While conceptually straightforward, in execution the architecture-level evaluation is complex because of the number of possible links and the possibility of employing alternate communications paths as the principle connections routes experience delays. Therefore the performance of the evolving architectures was evaluated. This analysis can be used to identify architecture chokepoints and measure information availability to the warfighter across different epochs. In this scenario there were no direct or ECM attacks against our strategic communications architecture, nor were there any nuclear events to disrupt propagation, so communications connectivity remained high.

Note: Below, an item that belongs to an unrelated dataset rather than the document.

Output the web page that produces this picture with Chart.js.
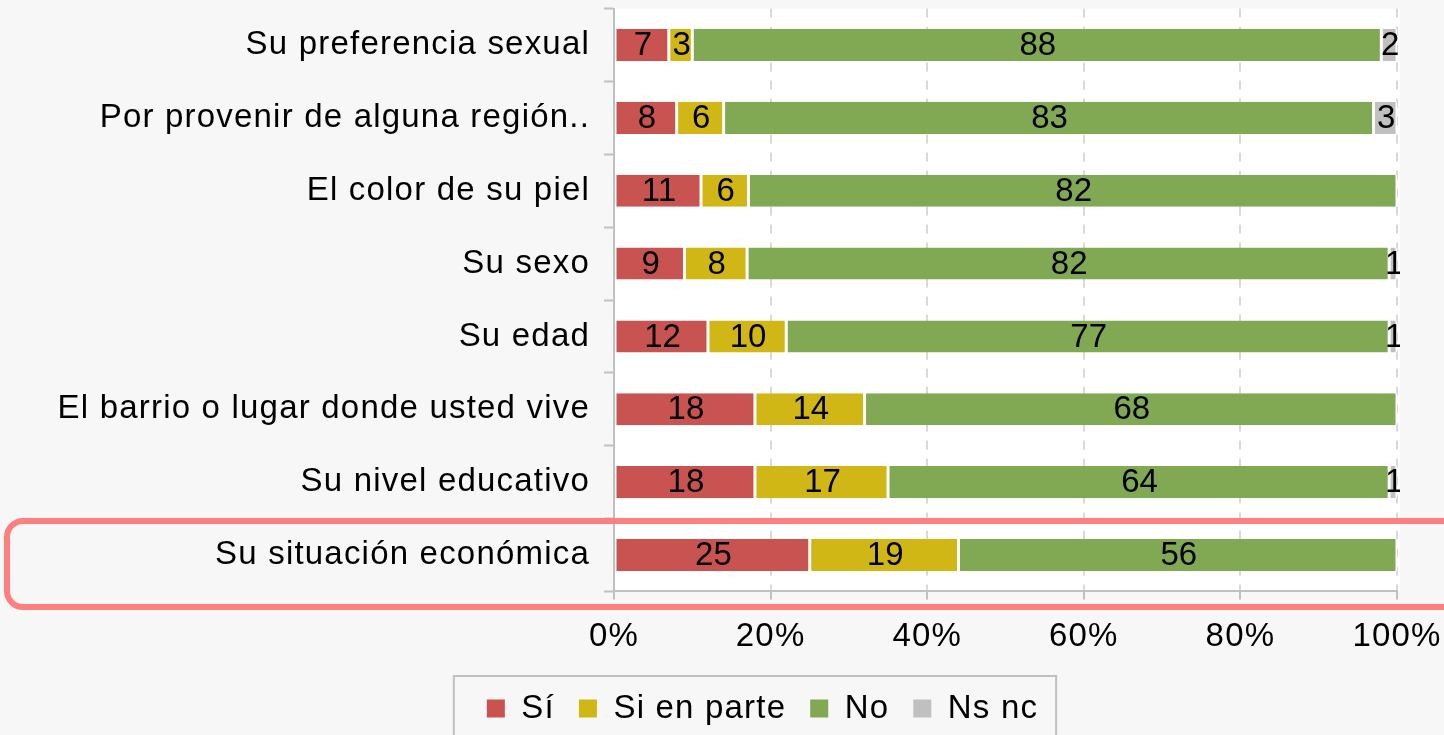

Details on detection success and causes of failure were analyzed after the run. The details on detections against key threats could be evaluated on a single-scan resolution. The results were also evaluated for timeliness, relevance, availability, accuracy, and completeness, or TRAAC for short. These form one of the two bases of cross architecture comparison made in these runs. This information augments the typical warfighting statistics also gathered in this study.

Other information gathered in this study includes the knowledge matrix statistics. These are based first on the ISR detections, but then evaluate these detections according to the location, tracking, identification, threat activity, capability and intent evaluation of each detecting and reporting sensor and related processing.

The information shown in this AVI is notional to allow unclassified dissemination and control. Actual data will be discussed later in this briefing.